### [What this task involves]
Return the material word for word. Do not include the pictures.

### [Collected data]
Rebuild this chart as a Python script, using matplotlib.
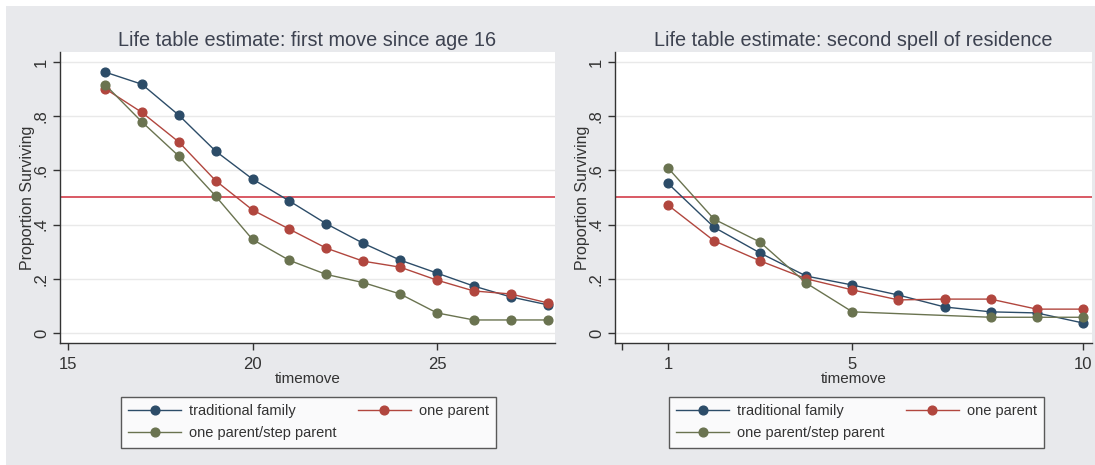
import matplotlib.pyplot as plt
from matplotlib.patches import Rectangle
from matplotlib.lines import Line2D

plt.rcParams['font.family'] = ['Liberation Sans', 'DejaVu Sans']

# first move since age 16
age = [16, 17, 18, 19, 20, 21, 22, 23, 24, 25, 26, 27, 28]
first_traditional = [0.963, 0.918, 0.804, 0.671, 0.568, 0.487, 0.403, 0.331, 0.269, 0.221, 0.173, 0.133, 0.104]
first_one_parent = [0.902, 0.814, 0.705, 0.562, 0.454, 0.383, 0.313, 0.265, 0.243, 0.195, 0.155, 0.144, 0.111]
first_step_parent = [0.917, 0.779, 0.653, 0.505, 0.345, 0.268, 0.216, 0.186, 0.144, 0.074, 0.048, 0.048, 0.048]

# second spell of residence
spell_traditional_x = [1, 2, 3, 4, 5, 6, 7, 8, 9, 10]
spell_traditional = [0.552, 0.390, 0.295, 0.210, 0.177, 0.140, 0.096, 0.078, 0.074, 0.037]
spell_one_parent_x = [1, 2, 3, 4, 5, 6, 7, 8, 9, 10]
spell_one_parent = [0.472, 0.340, 0.266, 0.200, 0.159, 0.122, 0.125, 0.125, 0.088, 0.088]
spell_step_parent_x = [1, 2, 3, 4, 5, 8, 9, 10]
spell_step_parent = [0.609, 0.420, 0.335, 0.184, 0.078, 0.058, 0.058, 0.058]

median_line = 0.5
yticks = [0, 0.2, 0.4, 0.6, 0.8, 1]
ytick_labels = ['0', '.2', '.4', '.6', '.8', '1']
labels = ['traditional family', 'one parent', 'one parent/step parent']

c_blue = '#2c4c68'
c_red = '#b1463e'
c_green = '#6a7350'
c_ref = '#d02c3a'
c_text = '#333333'
c_bg = '#e8e9ec'

W, H = 1095, 465
fig = plt.figure(figsize=(W / 100, H / 100), dpi=100)
fig.patches.append(Rectangle((6 / W, 0), 1 - 6 / W, 1 - 6 / H, transform=fig.transFigure,
                             facecolor=c_bg, edgecolor='none', zorder=-10))


def style_axes(ax, title):
    ax.set_facecolor('white')
    for s in ['top', 'right']:
        ax.spines[s].set_visible(False)
    for s in ['left', 'bottom']:
        ax.spines[s].set_color('#333333')
        ax.spines[s].set_linewidth(1.0)
    ax.set_ylim(-0.037, 1.037)
    ax.set_yticks(yticks)
    ax.set_yticklabels(ytick_labels, rotation=90, va='center')
    ax.grid(axis='y', color='#e9e9e9', linewidth=1.0)
    ax.set_axisbelow(True)
    ax.tick_params(colors='#333333', labelcolor=c_text, labelsize=12, length=5, width=1, pad=3)
    ax.tick_params(axis='x', pad=5)
    ax.set_ylabel('Proportion Surviving', color=c_text, fontsize=11.5, labelpad=-1)
    ax.set_xlabel('timemove', color=c_text, fontsize=11, labelpad=0)
    ax.set_title(title, color='#3d4250', fontsize=14.3, pad=4)
    ax.axhline(median_line, color=c_ref, linewidth=1.1, zorder=1)


def series(ax, x, y, color):
    ax.plot(x, y, color=color, linewidth=1.0, marker='o', markersize=6.3,
            markeredgecolor=color, zorder=3)


def add_legend(center_x):
    handles = [Line2D([], [], color=c, linewidth=1.0, marker='o', markersize=6.3)
               for c in (c_blue, c_red, c_green)]
    # two columns filled row by row
    order = [0, 2, 1]
    leg = fig.legend([handles[i] for i in order], [labels[i] for i in order],
                     loc='upper center', bbox_to_anchor=(center_x, 1 - 397 / H),
                     bbox_transform=fig.transFigure, ncol=2, fontsize=10.5,
                     frameon=True, fancybox=False, handlelength=3.6,
                     columnspacing=1.5, labelspacing=0.55, borderpad=0.5,
                     borderaxespad=0, handletextpad=0.55)
    leg.get_frame().set_edgecolor('#333333')
    leg.get_frame().set_linewidth(1.0)
    for t in leg.get_texts():
        t.set_color(c_text)


ax1 = fig.add_axes([60 / W, 1 - 343 / H, 495 / W, 291 / H])
style_axes(ax1, 'Life table estimate: first move since age 16')
series(ax1, age, first_traditional, c_blue)
series(ax1, age, first_one_parent, c_red)
series(ax1, age, first_step_parent, c_green)
ax1.set_xlim(14.78, 28.2)
ax1.set_xticks([15, 20, 25])
add_legend(308.5 / W)

ax2 = fig.add_axes([615 / W, 1 - 343 / H, 477 / W, 291 / H])
style_axes(ax2, 'Life table estimate: second spell of residence')
series(ax2, spell_traditional_x, spell_traditional, c_blue)
series(ax2, spell_one_parent_x, spell_one_parent, c_red)
series(ax2, spell_step_parent_x, spell_step_parent, c_green)
ax2.set_xlim(-0.15, 10.2)
ax2.set_xticks([0, 1, 5, 10])
ax2.set_xticklabels(['', '1', '5', '10'])
add_legend(856.5 / W)

fig.savefig('out.png', dpi=100)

### [Expected answer]
Rebuild this chart as a Python script, using matplotlib.
import matplotlib.pyplot as plt
from matplotlib.patches import Rectangle
from matplotlib.lines import Line2D

plt.rcParams['font.family'] = ['Liberation Sans', 'DejaVu Sans']

# first move since age 16
age = [16, 17, 18, 19, 20, 21, 22, 23, 24, 25, 26, 27, 28]
first_traditional = [0.963, 0.918, 0.804, 0.671, 0.568, 0.487, 0.403, 0.331, 0.269, 0.221, 0.173, 0.133, 0.104]
first_one_parent = [0.902, 0.814, 0.705, 0.562, 0.454, 0.383, 0.313, 0.265, 0.243, 0.195, 0.155, 0.144, 0.111]
first_step_parent = [0.917, 0.779, 0.653, 0.505, 0.345, 0.268, 0.216, 0.186, 0.144, 0.074, 0.048, 0.048, 0.048]

# second spell of residence
spell_traditional_x = [1, 2, 3, 4, 5, 6, 7, 8, 9, 10]
spell_traditional = [0.552, 0.390, 0.295, 0.210, 0.177, 0.140, 0.096, 0.078, 0.074, 0.037]
spell_one_parent_x = [1, 2, 3, 4, 5, 6, 7, 8, 9, 10]
spell_one_parent = [0.472, 0.340, 0.266, 0.200, 0.159, 0.122, 0.125, 0.125, 0.088, 0.088]
spell_step_parent_x = [1, 2, 3, 4, 5, 8, 9, 10]
spell_step_parent = [0.609, 0.420, 0.335, 0.184, 0.078, 0.058, 0.058, 0.058]

median_line = 0.5
yticks = [0, 0.2, 0.4, 0.6, 0.8, 1]
ytick_labels = ['0', '.2', '.4', '.6', '.8', '1']
labels = ['traditional family', 'one parent', 'one parent/step parent']

c_blue = '#2c4c68'
c_red = '#b1463e'
c_green = '#6a7350'
c_ref = '#d02c3a'
c_text = '#333333'
c_bg = '#e8e9ec'

W, H = 1095, 465
fig = plt.figure(figsize=(W / 100, H / 100), dpi=100)
fig.patches.append(Rectangle((6 / W, 0), 1 - 6 / W, 1 - 6 / H, transform=fig.transFigure,
                             facecolor=c_bg, edgecolor='none', zorder=-10))


def style_axes(ax, title):
    ax.set_facecolor('white')
    for s in ['top', 'right']:
        ax.spines[s].set_visible(False)
    for s in ['left', 'bottom']:
        ax.spines[s].set_color('#333333')
        ax.spines[s].set_linewidth(1.0)
    ax.set_ylim(-0.037, 1.037)
    ax.set_yticks(yticks)
    ax.set_yticklabels(ytick_labels, rotation=90, va='center')
    ax.grid(axis='y', color='#e9e9e9', linewidth=1.0)
    ax.set_axisbelow(True)
    ax.tick_params(colors='#333333', labelcolor=c_text, labelsize=12, length=5, width=1, pad=3)
    ax.tick_params(axis='x', pad=5)
    ax.set_ylabel('Proportion Surviving', color=c_text, fontsize=11.5, labelpad=-1)
    ax.set_xlabel('timemove', color=c_text, fontsize=11, labelpad=0)
    ax.set_title(title, color='#3d4250', fontsize=14.3, pad=4)
    ax.axhline(median_line, color=c_ref, linewidth=1.1, zorder=1)


def series(ax, x, y, color):
    ax.plot(x, y, color=color, linewidth=1.0, marker='o', markersize=6.3,
            markeredgecolor=color, zorder=3)


def add_legend(center_x):
    handles = [Line2D([], [], color=c, linewidth=1.0, marker='o', markersize=6.3)
               for c in (c_blue, c_red, c_green)]
    # two columns filled row by row
    order = [0, 2, 1]
    leg = fig.legend([handles[i] for i in order], [labels[i] for i in order],
                     loc='upper center', bbox_to_anchor=(center_x, 1 - 397 / H),
                     bbox_transform=fig.transFigure, ncol=2, fontsize=10.5,
                     frameon=True, fancybox=False, handlelength=3.6,
                     columnspacing=1.5, labelspacing=0.55, borderpad=0.5,
                     borderaxespad=0, handletextpad=0.55)
    leg.get_frame().set_edgecolor('#333333')
    leg.get_frame().set_linewidth(1.0)
    for t in leg.get_texts():
        t.set_color(c_text)


ax1 = fig.add_axes([60 / W, 1 - 343 / H, 495 / W, 291 / H])
style_axes(ax1, 'Life table estimate: first move since age 16')
series(ax1, age, first_traditional, c_blue)
series(ax1, age, first_one_parent, c_red)
series(ax1, age, first_step_parent, c_green)
ax1.set_xlim(14.78, 28.2)
ax1.set_xticks([15, 20, 25])
add_legend(308.5 / W)

ax2 = fig.add_axes([615 / W, 1 - 343 / H, 477 / W, 291 / H])
style_axes(ax2, 'Life table estimate: second spell of residence')
series(ax2, spell_traditional_x, spell_traditional, c_blue)
series(ax2, spell_one_parent_x, spell_one_parent, c_red)
series(ax2, spell_step_parent_x, spell_step_parent, c_green)
ax2.set_xlim(-0.15, 10.2)
ax2.set_xticks([0, 1, 5, 10])
ax2.set_xticklabels(['', '1', '5', '10'])
add_legend(856.5 / W)

fig.savefig('out.png', dpi=100)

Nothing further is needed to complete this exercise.